KINGMAN - Two local organizations have formalized their positions on the $56.7 million bonds for capital improvements going before voters in November, and they're not quite seeing eye-to-eye.
Kingman Area Chamber of Commerce President Beverly Liles and the executive board voted in August to fully support the city's request for infrastructure improvements to streets, parks and public safety.
The Chamber has in the works a publication that will be filtered through the community that explains the need for the 17 capital projects listed in the three bond measures.
"It's a matter of the infrastructure is obviously needed. It's all needed. We do not have a property tax, so that's probably our biggest thing," Liles said.
"We need to update our community; we need to get where we need to be for the future of Kingman, and without a property tax, we've got to find some way to fund this." Also, she said, "With the fact that our other bond is going to be up soon, it's not really going to affect our homeowners by much."
If all three bonds are approved, the 17 projects for street, public safety and park improvements will cost homeowners $95.53 for property valued at $100,000. They will cost business owners $229.28 per year for businesses valued at $100,000, according to information provided by the city.
Residents Against Irresponsible Development founder Mike Bihuniak is standing firmly on the other side of the fence.

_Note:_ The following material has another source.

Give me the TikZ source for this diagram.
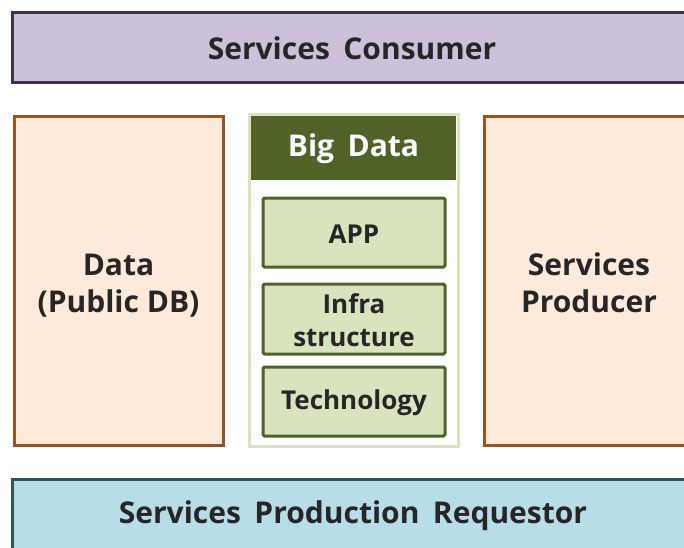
\documentclass[tikz,border=0pt]{standalone}
\usepackage{fontspec}
\setmainfont{Open Sans}
\definecolor{consumerfill}{HTML}{CCC1DA}
\definecolor{consumerline}{HTML}{3F3151}
\definecolor{peachfill}{HTML}{FDEADA}
\definecolor{peachline}{HTML}{A0521D}
\definecolor{lightgreen}{HTML}{D7E4BD}
\definecolor{darkgreen}{HTML}{4F6228}
\definecolor{requestfill}{HTML}{B7DEE8}
\definecolor{requestline}{HTML}{2E5662}
\tikzset{
  px/.style={x=1pt,y=-1pt},
  bar/.style={draw, line width=3pt, inner sep=0pt},
  sidebox/.style={draw=peachline, fill=peachfill, line width=3pt},
  layerbox/.style={draw=darkgreen, fill=lightgreen, line width=3pt, rounded corners=1.5pt},
  lbl/.style={font=\bfseries\fontsize{30}{37}\selectfont, align=center, text=black!85},
  smalllbl/.style={font=\bfseries\fontsize{26}{33}\selectfont, align=center, text=black!85}
}
\newcommand{\wsp}{\hspace{0.45em}}
\begin{document}
\begin{tikzpicture}[px]
\useasboundingbox (0,0) rectangle (684,547);
\clip (0,0) rectangle (684,547);
\fill[white] (0,0) rectangle (684,547);

% top bar
\draw[bar, draw=consumerline, fill=consumerfill] (12,12) rectangle (700,82);
\node[lbl] (consumer) at (352,48) {Services\wsp Consumer};

% left data box
\draw[sidebox] (14,116) rectangle (223,445);
\node[lbl] (data) at (118.5,286) {Data\\(Public DB)};

% big data column
\draw[draw=lightgreen, fill=white, line width=3pt] (249,114) rectangle (458,446);
\fill[darkgreen] (251,116) rectangle (456,180);
\node[lbl, text=white] (bigdata) at (353.5,149) {Big\wsp Data};

\draw[layerbox] (263,198) rectangle (445,267);
\node[smalllbl] (app) at (354,234) {APP};
\draw[layerbox] (263,284) rectangle (445,354);
\node[smalllbl] (infra) at (354,320) {Infra\\structure};
\draw[layerbox] (263,367) rectangle (445,436);
\node[smalllbl] (tech) at (354,403) {Technology};

% right producer box
\draw[sidebox] (484,116) rectangle (700,445);
\node[lbl] (producer) at (589,283) {Services\\Producer};

% bottom bar
\draw[bar, draw=requestline, fill=requestfill] (12,479) rectangle (700,560);
\node[lbl] (requestor) at (353,516) {Services\wsp Production\wsp Requestor};
\end{tikzpicture}
\end{document}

He and the city watchdog group also have a plan in the works to educate the public about the $56.7 million in question.
"That's a blank check for these people, and that dysfunctional bunch doesn't deserve it," Bihuniak said of the City Council.
According to Bihuniak, and confirmed by Acting City Manager Jack Kramer, the city doesn't have to use the money received through the bond election for the projects listed, which is why Bihuniak is calling the bond a blank check if approved.
According to Kramer, the city chose not to request individual bonds for each project, because the chances of success would decline, as residents would then vote only for the projects they wanted - the ones that affected their neighborhood, for example.
This, added to the fact that there is no timeline for when the bonds must be cashed in, has RAID working on a Web site to spread what Bihuniak explains as the undisclosed reality of the city's request.
"Why is it that they're presenting it as three different packages instead of line items?" Bihuniak asked. "Why? Because those projects are just there for the public eye, but those aren't necessarily the ones that are going to be done."
Liles said it's not difficult to see there are many projects the community needs. "I think that the concern about the money, about giving them a blank check, I don't see that happening, but I think that's where we come in. I don't care who you do or don't trust; that's where the citizens come in."
To say "we don't want it because we don't trust them is not going to get us anywhere," Liles said. "It doesn't matter if it's this council or another council - if RAID is concerned it could happen with anyone."
The city's pledge for honest and open government "is not happening," Bihuniak said. "Have you ever heard the mayor say, 'this is how it works,' and explain to you that this a blank check and any of the line items don't have to go through?"
Bihuniak hopes to halt the passage of the bond until next May, when residents will have a chance to put in a new mayor and three new Council members.
"I think I can honestly tell you that I understand where RAID is coming from," Liles said in response. "I don't agree with it, but I understand.
"Everyone's allowed to feel the way they want to feel, but we've got a whole community that needs to move forward, and if we wait until a whole new council comes in, you know, we're just putting this off, and it's going to get worse. So that's my comment to RAID."
Liles' focus will be on educating the public about what this bond is about. Voters should realized that they don't have to approve all three bonds, she said.
"They can pick and choose, and they're not all going to be done tomorrow, but you know, if you don't agree with the street portion of that, don't vote for it."
The city has real problems in public safety in terms of needed equipment upgrades and communication technology, Liles said. Street projects are needed, and "the parks are full. But some people may not feel that's a priority, so they don't have to vote for that one if they don't want to. I think the biggest thing is that they can vote for some but not all of them."
"If there's people in the community who don't understand this bond election, I encourage them to get educated," she said.
One place to start is at the Chamber mixer on Sept. 25.
"The Chamber is hosting a mixer at 7 a.m at the Powerhouse. And I would really like to invite anyone who would like to know more about this bond election."
The next day, Sept. 26, RAID members will hold their own meeting. The group is currently developing a Web site, Kingmanraid.info.com, to spread its take on the issues surrounding the bond.
"We can't give all this money to a lame-duck council. And that's what they are, they're a lame duck. We have people there that hopefully will be elsewhere after the next election," Bihuniak said.